Libbey-Owens-Ford Glass Co. of Toledo reported 1935 earnings of $8,167,000 compared to $3,161,000 in 1934. Like many another 1935 recovery, the improvement in Libbey-Owens-Ford Glass Co. depended largely on the 1935 boom in the motor industry. Libbey-Owens-Ford and Pittsburgh Plate Glass make some 90% of U. S. plate glass. They split this lion's share about evenly, 'but Libbey-Owens-Ford is the leader in safety glass production. Safety glass is made by sticking two ordinary sheets of glass together with a plastic binder. When struck, safety glass shatters like ordinary glass, but the binder holds the pieces in place, prevents flying fragments. Libbey-Owens-Ford sells so much safety glass for motor cars that it is almost an automobile accessory company. In 1931, it paid General Motors $10,000,000 for GM's glassmaking subsidiary, since then has supplied practically all General Motors glass. It also supplies about 50% of the glass in Ford cars, but part of this business will be lost when Henry Ford's own glass factory is completed sometime this year.

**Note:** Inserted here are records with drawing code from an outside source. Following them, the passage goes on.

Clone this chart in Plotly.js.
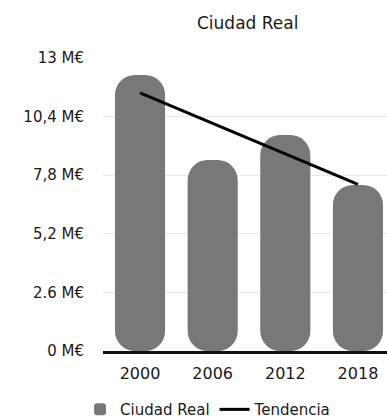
<!DOCTYPE html>
<html>
<head>
<meta charset="utf-8">
<script src="https://cdn.plot.ly/plotly-3.0.1.min.js"></script>
<style>html,body{margin:0;padding:0;background:#fff;}#chart{width:387px;height:420px;}</style>
</head>
<body>
<div id="chart"></div>
<script>
const years = ['2000', '2006', '2012', '2018'];
const values = [12.25, 8.47, 9.58, 7.37];
const bases = [0, 0, 0, 0];
const trendYears = ['2000', '2018'];
const trendValues = [11.45, 7.39];
const tickVals = [0, 2.6, 5.2, 7.8, 10.4, 13];
const tickText = ['0 M€', '2.6 M€', '5,2 M€', '7,8 M€', '10,4 M€', '13 M€'];

const barColor = '#777979';
const font = 'DejaVu Sans, Liberation Sans, Arial, sans-serif';

const traces = [
  {
    type: 'bar', name: 'Ciudad Real', x: years, y: values, base: bases,
    marker: {color: barColor, cornerradius: 20, line: {width: 0}},
    hoverinfo: 'skip'
  },
  {
    type: 'scatter', mode: 'lines', name: 'Tendencia', x: trendYears, y: trendValues,
    line: {color: '#000', width: 3}
  }
];

const layout = {
  width: 387, height: 420,
  margin: {l: 103, r: 0, t: 58, b: 69, autoexpand: false},
  paper_bgcolor: '#fff', plot_bgcolor: '#fff',
  font: {family: font, color: '#1a1a1a', size: 15},
  barmode: 'overlay', bargap: 0.31,
  title: {text: 'Ciudad Real', font: {family: font, size: 17, color: '#1a1a1a'},
          x: 0.64, xref: 'container', xanchor: 'center', y: 0.945, yref: 'container', yanchor: 'middle'},
  xaxis: {type: 'category', range: [-0.51, 3.4], showgrid: false, zeroline: false,
          showline: true, linecolor: '#111', linewidth: 2.5, automargin: false,
          tickfont: {family: font, size: 16, color: '#1a1a1a'}, ticklabelstandoff: 6, fixedrange: true},
  yaxis: {range: [0, 13], tickvals: tickVals, ticktext: tickText, showgrid: true, automargin: false,
          gridcolor: '#e8e8e8', gridwidth: 1, zeroline: false, showline: false,
          tickfont: {family: font, size: 15, color: '#1a1a1a'}, ticklabelstandoff: 18, fixedrange: true},
  legend: {orientation: 'h', x: 0.37, xref: 'paper', xanchor: 'center', y: -0.2, yanchor: 'middle',
           font: {family: font, size: 15, color: '#1a1a1a'}, bgcolor: 'rgba(0,0,0,0)', traceorder: 'normal'},
  showlegend: true
};

Plotly.newPlot('chart', traces, layout, {displayModeBar: false, staticPlot: true});
</script>
</body>
</html>
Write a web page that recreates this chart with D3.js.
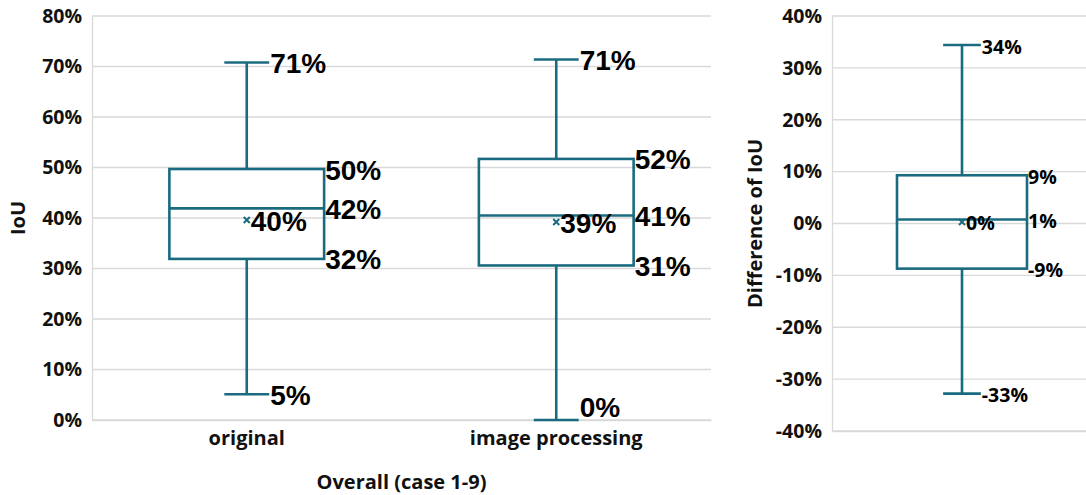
<!DOCTYPE html>
<html><head><meta charset="utf-8">
<script src="https://cdn.jsdelivr.net/npm/d3@7"></script>
<style>
body{margin:0;background:#fff;}
svg{display:block;}
.tick text{font-family:"Open Sans",Lato,sans-serif;font-weight:700;fill:#111;}
</style></head>
<body><svg id="c" width="1086" height="495"></svg>
<script>
// ---- data (percent units) ----
const categories = ["original", "image processing"];
const minV    = [5.1, 0];
const q1V     = [31.9, 30.6];
const medianV = [41.9, 40.5];
const q3V     = [49.7, 51.7];
const maxV    = [70.8, 71.4];
const meanV   = [39.6, 39.2];
const leftTicks = [0,10,20,30,40,50,60,70,80];

const diffCategory = ["difference"];
const diffMin = [-32.8], diffQ1 = [-8.7], diffMedian = [0.77], diffQ3 = [9.3], diffMax = [34.4], diffMean = [0.3];
const rightTicks = [-40,-30,-20,-10,0,10,20,30,40];

const C = "#1a6b80", GRID = "#d9d9d9";
const FONT = "'Open Sans',Lato,sans-serif";
const svg = d3.select("#c");

function panel(o){
  const g = svg.append("g");
  const x = d3.scaleBand().domain(o.cats).range([o.x0, o.x1]);
  const y = d3.scaleLinear().domain(o.domain).range([o.y1, o.y0]);
  g.append("g").selectAll("line").data(o.ticks).join("line")
    .attr("x1", o.x0).attr("x2", o.x1).attr("y1", d=>y(d)).attr("y2", d=>y(d))
    .attr("stroke", GRID).attr("stroke-width", 1.3);
  const ya = g.append("g").attr("transform",`translate(${o.x0},0)`)
    .call(d3.axisLeft(y).tickValues(o.ticks).tickFormat(d=>d+"%").tickSize(0).tickPadding(10));
  ya.select(".domain").attr("stroke", GRID).attr("stroke-width",1.3);
  ya.selectAll("text").style("font-size","19.5px");
  const xa = g.append("g").attr("transform",`translate(0,${o.y1})`)
    .call(d3.axisBottom(x).tickSize(0).tickPadding(11));
  xa.select(".domain").attr("stroke", GRID).attr("stroke-width",1.3);
  xa.selectAll("text").style("font-size","20px").style("fill","#111");
  if(!o.showX) xa.selectAll("text").remove();

  const bw = x.bandwidth()*0.5, cw = bw*0.29;
  o.cats.forEach((c,i)=>{
    const cx = x(c)+x.bandwidth()/2;
    const d = {mn:o.mn[i], q1:o.q1[i], md:o.md[i], q3:o.q3[i], mx:o.mx[i], me:o.me[i]};
    const s = (sel)=>sel.attr("stroke",C).attr("stroke-width",2.6).attr("fill","none");
    g.append("line").attr("x1",cx).attr("x2",cx).attr("y1",y(d.mx)).attr("y2",y(d.q3)).call(s);
    g.append("line").attr("x1",cx).attr("x2",cx).attr("y1",y(d.q1)).attr("y2",y(d.mn)).call(s);
    g.append("line").attr("x1",cx-cw/2).attr("x2",cx+cw/2).attr("y1",y(d.mx)).attr("y2",y(d.mx)).call(s);
    g.append("line").attr("x1",cx-cw/2).attr("x2",cx+cw/2).attr("y1",y(d.mn)).attr("y2",y(d.mn)).call(s);
    g.append("rect").attr("x",cx-bw/2).attr("width",bw).attr("y",y(d.q3)).attr("height",y(d.q1)-y(d.q3)).call(s);
    g.append("line").attr("x1",cx-bw/2).attr("x2",cx+bw/2).attr("y1",y(d.md)).attr("y2",y(d.md)).call(s);
    const m = 3, my = y(d.me);
    g.append("path").attr("d",`M${cx-m},${my-m}L${cx+m},${my+m}M${cx-m},${my+m}L${cx+m},${my-m}`)
      .attr("stroke",C).attr("stroke-width",2);
    const lab = [
      {v:d.mx, x:cx+cw/2+1}, {v:d.mn, x:cx+cw/2+1, clamp:true},
      {v:d.q3, x:cx+bw/2+1}, {v:d.md, x:cx+bw/2+1}, {v:d.q1, x:cx+bw/2+1},
      {v:d.me, x:cx+4}
    ];
    lab.forEach(l=>{
      let ly = y(l.v)+1;
      if(l.clamp) ly = Math.min(ly, o.y1-13);
      g.append("text").attr("x",l.x).attr("y",ly).attr("dominant-baseline","central")
        .attr("font-family",o.labFont).attr("font-weight",700).attr("font-size",o.labSize)
        .attr("fill","#000").text(Math.round(l.v)+"%");
    });
  });
  g.append("text").attr("transform",`translate(${o.ytX},${(o.y0+o.y1)/2}) rotate(-90)`)
    .attr("text-anchor","middle").attr("dominant-baseline","central")
    .attr("font-family",FONT).attr("font-weight",700).attr("font-size","20px")
    .attr("fill","#111").text(o.ytitle);
  if(o.xtitle) g.append("text").attr("x",(o.x0+o.x1)/2).attr("y",481)
    .attr("text-anchor","middle").attr("dominant-baseline","central")
    .attr("font-family",FONT).attr("font-weight",700).attr("font-size","20px")
    .attr("fill","#111").text(o.xtitle);
}

panel({cats:categories, mn:minV, q1:q1V, md:medianV, q3:q3V, mx:maxV, me:meanV,
  ticks:leftTicks, domain:[0,80], x0:92, x1:711, y0:16, y1:420, showX:true,
  labFont:"'Liberation Sans',Arial,sans-serif", labSize:"28px",
  ytitle:"IoU", ytX:17, xtitle:"Overall (case 1-9)"});

panel({cats:diffCategory, mn:diffMin, q1:diffQ1, md:diffMedian, q3:diffQ3, mx:diffMax, me:diffMean,
  ticks:rightTicks, domain:[-40,40], x0:832, x1:1092, y0:16, y1:431, showX:false,
  labFont:FONT, labSize:"19.5px",
  ytitle:"Difference of IoU", ytX:754});
</script></body></html>
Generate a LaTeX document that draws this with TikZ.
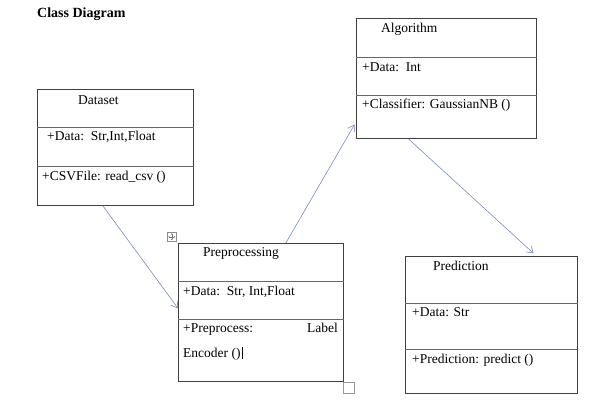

All motor car windshields are now made of safety glass and 21 states compel the use of safety glass in all passenger car windows. Libbey-Owens-Ford makes about 50% of U. S. window glass, but the window business has languished throughout Depression. Even in 1934, however, the company's window trade increased 41% over 1933. Should a real building boom materialize in 1936, what was once Libbey-Owens-Ford's only business will again become a major item.

Libbey-Owens-Ford (along with Pittsburgh Plate) also manufactures invisible glass. Invisible glass is not really invisible, but when properly set up in a show window it does produce the illusion of invisibility. If glass were a perfect transmitter of light, all glass would be invisible. But glass is not perfectly transparent. Some of the light rays which strike it are reflected back to the eye of the observer. Invisible glass is curved in such a way that the reflected light is sent upwards and downwards into black velvet pads which completely absorb it. Since no light gets back to the observer, the glass cannot be seen. The invisible glass system now in use was developed in England by E. Pollard & Co. Its U. S. patents are held by Invisible Glass Co. of America, of which Libbey-Owens-Ford and Pittsburgh Plate are licensees.